Buffalo Niagara International Airport promises to be a much easier place to reach than its predecessor, but it will end what appears to be a favorite pastime for transit police -- issuing parking tickets.
Meters will be a thing of the past when the airport opens. Niagara Frontier Transportation Authority officials say the two-tier ramp serving the departure and arrival levels at the terminal isn't wide enough to allow parking.
It also fits in with the authority's plan to bring in an additional $350,000 each year in parking revenue.
If you can't remain in your car while picking up or dropping off passengers, you'll have to use the new three-level parking garage that sets aside 886 spaces for short-term parking.
Half of those spaces are sheltered, but you'll be spending more for that quick trip inside.
The minimum half-hour charge will be $1.50, vs. the previous 50 cents for a 15-minute meter. Some increases also are in store for long-term parking, but NFTA officials promise that convenient and frequent shuttle van service will make it worth the price.

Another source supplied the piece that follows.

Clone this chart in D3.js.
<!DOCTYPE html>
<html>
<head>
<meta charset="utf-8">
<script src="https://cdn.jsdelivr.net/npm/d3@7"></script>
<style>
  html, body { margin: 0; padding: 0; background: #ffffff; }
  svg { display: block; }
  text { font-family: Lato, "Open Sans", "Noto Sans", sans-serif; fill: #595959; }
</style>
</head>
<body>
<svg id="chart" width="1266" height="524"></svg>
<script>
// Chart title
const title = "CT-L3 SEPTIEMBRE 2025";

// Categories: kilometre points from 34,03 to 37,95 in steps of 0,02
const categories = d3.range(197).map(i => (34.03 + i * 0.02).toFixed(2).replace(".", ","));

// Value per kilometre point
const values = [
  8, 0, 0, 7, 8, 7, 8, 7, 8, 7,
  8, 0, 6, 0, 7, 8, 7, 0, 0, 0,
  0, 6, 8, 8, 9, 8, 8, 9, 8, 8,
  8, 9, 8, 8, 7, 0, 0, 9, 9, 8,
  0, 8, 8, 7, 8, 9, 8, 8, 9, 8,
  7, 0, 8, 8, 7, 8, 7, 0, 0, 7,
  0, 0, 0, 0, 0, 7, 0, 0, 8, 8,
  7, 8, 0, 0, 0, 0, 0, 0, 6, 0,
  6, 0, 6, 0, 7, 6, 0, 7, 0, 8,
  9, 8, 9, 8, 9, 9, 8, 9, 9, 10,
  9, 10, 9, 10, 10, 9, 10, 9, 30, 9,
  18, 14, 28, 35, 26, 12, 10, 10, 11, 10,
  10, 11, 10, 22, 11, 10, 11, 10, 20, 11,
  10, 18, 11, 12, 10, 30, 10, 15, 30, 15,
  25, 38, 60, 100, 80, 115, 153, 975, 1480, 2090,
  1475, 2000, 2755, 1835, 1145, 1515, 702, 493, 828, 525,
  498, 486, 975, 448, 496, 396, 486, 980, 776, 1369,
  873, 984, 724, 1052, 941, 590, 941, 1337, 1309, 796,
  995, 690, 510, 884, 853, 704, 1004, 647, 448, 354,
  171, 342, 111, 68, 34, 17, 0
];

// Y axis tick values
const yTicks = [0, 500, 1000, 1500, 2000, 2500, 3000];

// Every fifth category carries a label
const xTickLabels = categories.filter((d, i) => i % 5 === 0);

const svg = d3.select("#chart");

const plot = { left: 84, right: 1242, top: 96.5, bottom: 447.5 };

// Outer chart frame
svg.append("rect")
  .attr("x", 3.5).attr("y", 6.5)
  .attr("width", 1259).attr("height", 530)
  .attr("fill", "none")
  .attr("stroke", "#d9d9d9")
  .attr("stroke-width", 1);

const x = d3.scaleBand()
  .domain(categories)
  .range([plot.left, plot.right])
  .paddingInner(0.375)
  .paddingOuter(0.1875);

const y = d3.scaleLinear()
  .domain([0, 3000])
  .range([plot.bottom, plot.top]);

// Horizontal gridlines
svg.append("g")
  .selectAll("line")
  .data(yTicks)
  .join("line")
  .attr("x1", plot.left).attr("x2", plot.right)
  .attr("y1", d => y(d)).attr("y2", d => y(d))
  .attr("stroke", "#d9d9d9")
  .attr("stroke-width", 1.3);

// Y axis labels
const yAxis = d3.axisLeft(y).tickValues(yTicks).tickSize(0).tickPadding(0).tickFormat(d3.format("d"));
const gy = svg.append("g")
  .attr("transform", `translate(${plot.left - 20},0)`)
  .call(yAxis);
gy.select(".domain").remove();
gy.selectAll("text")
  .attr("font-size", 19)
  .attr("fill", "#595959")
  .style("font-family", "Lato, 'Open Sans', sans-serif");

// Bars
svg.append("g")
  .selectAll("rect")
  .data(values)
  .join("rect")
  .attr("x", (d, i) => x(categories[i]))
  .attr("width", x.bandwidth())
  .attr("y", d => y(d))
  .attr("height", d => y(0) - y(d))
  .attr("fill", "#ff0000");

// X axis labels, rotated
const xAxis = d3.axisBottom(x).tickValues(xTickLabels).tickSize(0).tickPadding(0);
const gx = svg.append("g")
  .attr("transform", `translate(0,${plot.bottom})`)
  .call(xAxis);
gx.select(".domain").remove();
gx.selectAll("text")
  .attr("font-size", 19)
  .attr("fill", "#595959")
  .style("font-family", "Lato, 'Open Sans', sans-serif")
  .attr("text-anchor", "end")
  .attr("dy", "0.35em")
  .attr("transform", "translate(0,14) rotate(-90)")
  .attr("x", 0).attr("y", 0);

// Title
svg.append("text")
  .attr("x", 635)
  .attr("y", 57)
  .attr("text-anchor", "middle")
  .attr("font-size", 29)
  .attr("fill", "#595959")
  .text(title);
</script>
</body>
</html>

"Shuttles will be waiting at the lot and will follow you to your parking spot," said Walter Zmuda, NFTA general manager for engineering. "There also will be mall-type islands with shelters and sidewalks leading to the garage. It will have skylights and be well-lit at night."
The daily fee at the new 1,100-space long-term lot will remain at $11, but fees under five hours will be increased to varying degrees. For example, the charge for two hours will rise from $4.25 to $4.50, and three hours from $6.25 to $6.75.
The NFTA projects that its share of the long-term parking market will grow from 39 percent to 50 percent in four years, but its chief competitor, Airpark, also has some improvements planned for opening day at the new airport.
General Manager John Stewart said his company is purchasing seven 15-passenger buses to replace its current fleet. The new vehicles will be more comfortable and feature an audiovisual center, he said. Daily parking rates at the 1,350-space lot will be $7.99.
"We see more opportunities than challenges," he said. "The NFTA will be more aggressive in marketing, but they have only one floor of covered parking. We feel we'll remain competitive. Having one terminal vs. two is a huge benefit to serving customers quickly."
For high rollers, the NFTA is setting aside 69 spaces on the lower level of the garage for premium parking at a cost of $2,500 each year. The rest of the 1,300-space garage is being used for car rentals.
Zmuda said having parking for rental cars to the offices will make the new airport more convenient. A person will be able to pick up his luggage, cross the arrival lanes to the rental agencies and then walk to his car.
"You're right there," he said. "There's no shuttle to a rental lot."
Though it will cost a bit more to park, the road to the new airport promises to be a much smoother and easier ride than the previous drive down Genesee Street and its two left turns for the West and East terminals.
The bulk (85 percent) of the airport visitors who arrive from the Kensington Expressway will cross Genesee through a surface intersection with traffic signals into a new circulatory road system.
Trouble is, the new roadway won't be finished until November 1998 because the West Terminal and its parking lot have to be demolished and removed first. Until then, people going to the new airport will have one turn to make at the current access to the West Terminal.
Another temporary feature of the airport necessitated by the terminal demolitions will be a 200-foot extension to the east end of the new concourse. Planes will ultimately park on both sides of the concourse, but the old East Terminal will block access until it's torn down and removed.
Zmuda said passengers will wait for their planes in the permanent concourse holding rooms. The five-gate temporary extension will offer enclosed and climate-controlled access to planes.